● **Exercise brief**
Using the listing below, output only the lines from the one that contains "Clone this chart in matplotlib." through the one that contains "plt.rcParams['hatch.linewidth'] = 2.1", inclusive, exactly as given and without images.

--*--

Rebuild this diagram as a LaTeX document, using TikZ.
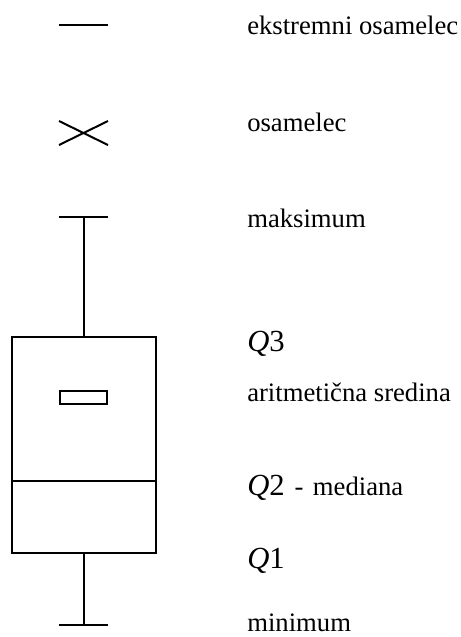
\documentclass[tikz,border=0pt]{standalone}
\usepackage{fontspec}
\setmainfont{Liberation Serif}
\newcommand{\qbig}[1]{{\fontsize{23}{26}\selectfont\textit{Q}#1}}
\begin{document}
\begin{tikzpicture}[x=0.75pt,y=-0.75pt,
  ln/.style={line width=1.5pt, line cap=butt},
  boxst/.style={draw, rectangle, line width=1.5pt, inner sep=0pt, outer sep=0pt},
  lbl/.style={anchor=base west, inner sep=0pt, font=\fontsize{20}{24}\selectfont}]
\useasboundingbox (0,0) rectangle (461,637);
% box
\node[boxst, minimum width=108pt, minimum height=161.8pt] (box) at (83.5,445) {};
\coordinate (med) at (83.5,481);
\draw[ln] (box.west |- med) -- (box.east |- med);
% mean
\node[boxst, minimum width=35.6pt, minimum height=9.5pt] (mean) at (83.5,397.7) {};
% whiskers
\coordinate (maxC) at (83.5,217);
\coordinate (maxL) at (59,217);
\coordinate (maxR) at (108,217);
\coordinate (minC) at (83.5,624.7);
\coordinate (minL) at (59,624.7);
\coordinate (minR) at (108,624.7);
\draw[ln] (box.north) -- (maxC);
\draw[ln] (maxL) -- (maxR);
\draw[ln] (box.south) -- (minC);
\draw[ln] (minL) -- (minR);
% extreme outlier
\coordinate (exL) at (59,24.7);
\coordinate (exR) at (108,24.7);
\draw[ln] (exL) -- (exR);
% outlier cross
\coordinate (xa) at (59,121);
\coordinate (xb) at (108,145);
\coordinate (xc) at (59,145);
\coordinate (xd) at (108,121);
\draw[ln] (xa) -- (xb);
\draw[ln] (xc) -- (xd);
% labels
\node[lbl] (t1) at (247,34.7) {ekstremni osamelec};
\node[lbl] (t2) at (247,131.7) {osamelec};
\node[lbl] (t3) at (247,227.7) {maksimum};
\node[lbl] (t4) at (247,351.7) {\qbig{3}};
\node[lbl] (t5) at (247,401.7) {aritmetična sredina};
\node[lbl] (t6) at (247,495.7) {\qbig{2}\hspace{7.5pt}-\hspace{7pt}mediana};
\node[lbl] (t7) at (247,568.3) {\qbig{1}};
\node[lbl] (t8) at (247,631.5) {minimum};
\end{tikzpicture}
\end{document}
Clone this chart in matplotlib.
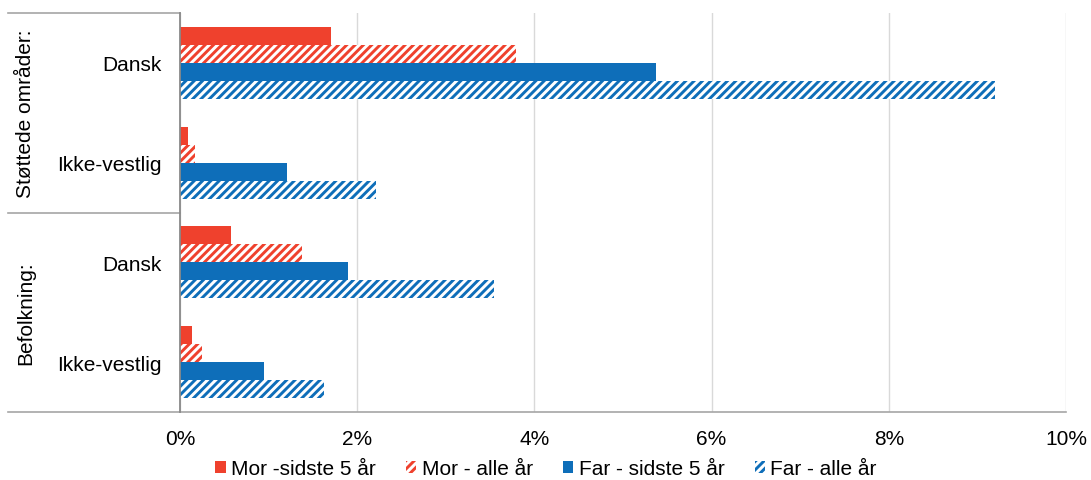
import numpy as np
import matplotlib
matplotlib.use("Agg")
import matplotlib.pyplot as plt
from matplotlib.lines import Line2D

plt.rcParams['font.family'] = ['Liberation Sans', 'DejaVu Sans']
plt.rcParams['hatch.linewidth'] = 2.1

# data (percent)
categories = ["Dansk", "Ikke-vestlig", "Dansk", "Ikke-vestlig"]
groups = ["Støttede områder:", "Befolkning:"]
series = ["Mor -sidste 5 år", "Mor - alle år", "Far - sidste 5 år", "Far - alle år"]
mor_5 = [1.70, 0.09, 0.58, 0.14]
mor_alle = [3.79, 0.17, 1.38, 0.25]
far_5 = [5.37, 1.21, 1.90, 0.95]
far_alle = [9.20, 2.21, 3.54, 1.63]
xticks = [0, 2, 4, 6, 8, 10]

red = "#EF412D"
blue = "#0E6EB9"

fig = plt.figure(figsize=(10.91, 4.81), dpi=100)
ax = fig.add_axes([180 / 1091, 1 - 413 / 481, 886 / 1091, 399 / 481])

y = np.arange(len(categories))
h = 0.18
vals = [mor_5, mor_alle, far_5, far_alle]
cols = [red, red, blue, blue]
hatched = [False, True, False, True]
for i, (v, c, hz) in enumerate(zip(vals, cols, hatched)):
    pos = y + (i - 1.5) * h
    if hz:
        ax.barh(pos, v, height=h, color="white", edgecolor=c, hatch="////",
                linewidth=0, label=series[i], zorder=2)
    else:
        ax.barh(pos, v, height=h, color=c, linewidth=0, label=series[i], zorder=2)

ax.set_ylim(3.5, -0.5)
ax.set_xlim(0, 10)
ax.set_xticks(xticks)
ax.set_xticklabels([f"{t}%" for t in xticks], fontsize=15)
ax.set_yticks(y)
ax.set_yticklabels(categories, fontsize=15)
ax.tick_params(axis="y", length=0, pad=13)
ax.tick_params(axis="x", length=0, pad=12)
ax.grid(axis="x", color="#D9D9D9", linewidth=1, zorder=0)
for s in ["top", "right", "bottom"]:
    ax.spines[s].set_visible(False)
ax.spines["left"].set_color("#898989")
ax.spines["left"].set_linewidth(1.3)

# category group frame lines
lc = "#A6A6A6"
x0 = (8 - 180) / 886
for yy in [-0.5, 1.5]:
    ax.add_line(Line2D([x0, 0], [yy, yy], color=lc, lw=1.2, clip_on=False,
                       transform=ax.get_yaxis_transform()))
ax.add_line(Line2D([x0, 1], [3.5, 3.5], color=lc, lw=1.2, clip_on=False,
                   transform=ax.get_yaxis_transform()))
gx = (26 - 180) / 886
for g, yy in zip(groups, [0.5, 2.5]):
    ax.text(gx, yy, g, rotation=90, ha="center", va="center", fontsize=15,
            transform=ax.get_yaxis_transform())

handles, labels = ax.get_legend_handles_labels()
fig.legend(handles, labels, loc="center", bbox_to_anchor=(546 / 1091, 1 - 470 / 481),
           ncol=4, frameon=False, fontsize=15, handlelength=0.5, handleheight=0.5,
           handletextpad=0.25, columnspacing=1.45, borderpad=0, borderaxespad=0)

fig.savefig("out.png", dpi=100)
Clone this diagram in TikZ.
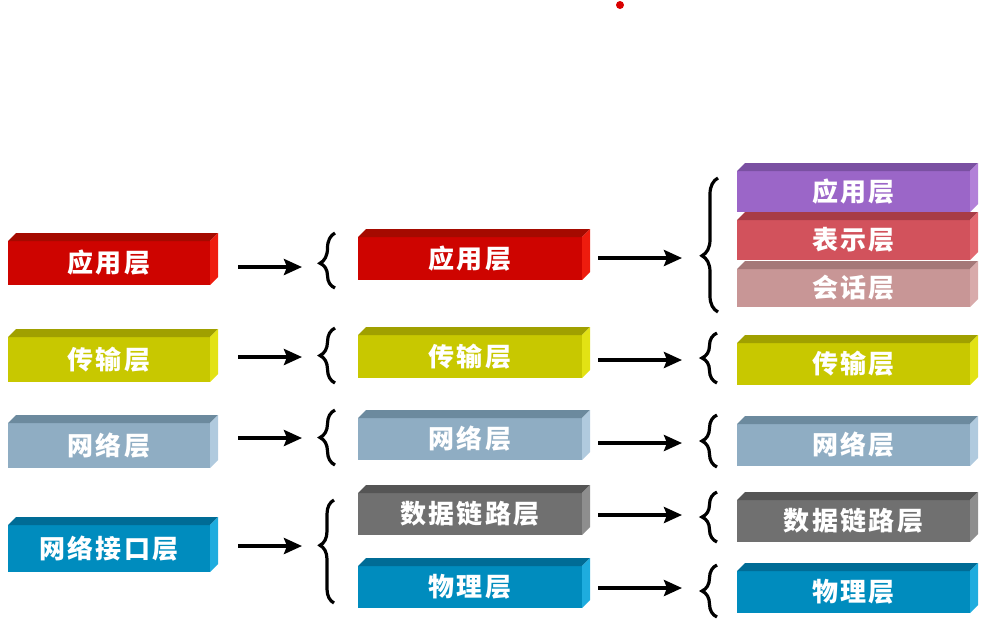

--*--

● **Worked solution**
Clone this chart in matplotlib.
import numpy as np
import matplotlib
matplotlib.use("Agg")
import matplotlib.pyplot as plt
from matplotlib.lines import Line2D

plt.rcParams['font.family'] = ['Liberation Sans', 'DejaVu Sans']
plt.rcParams['hatch.linewidth'] = 2.1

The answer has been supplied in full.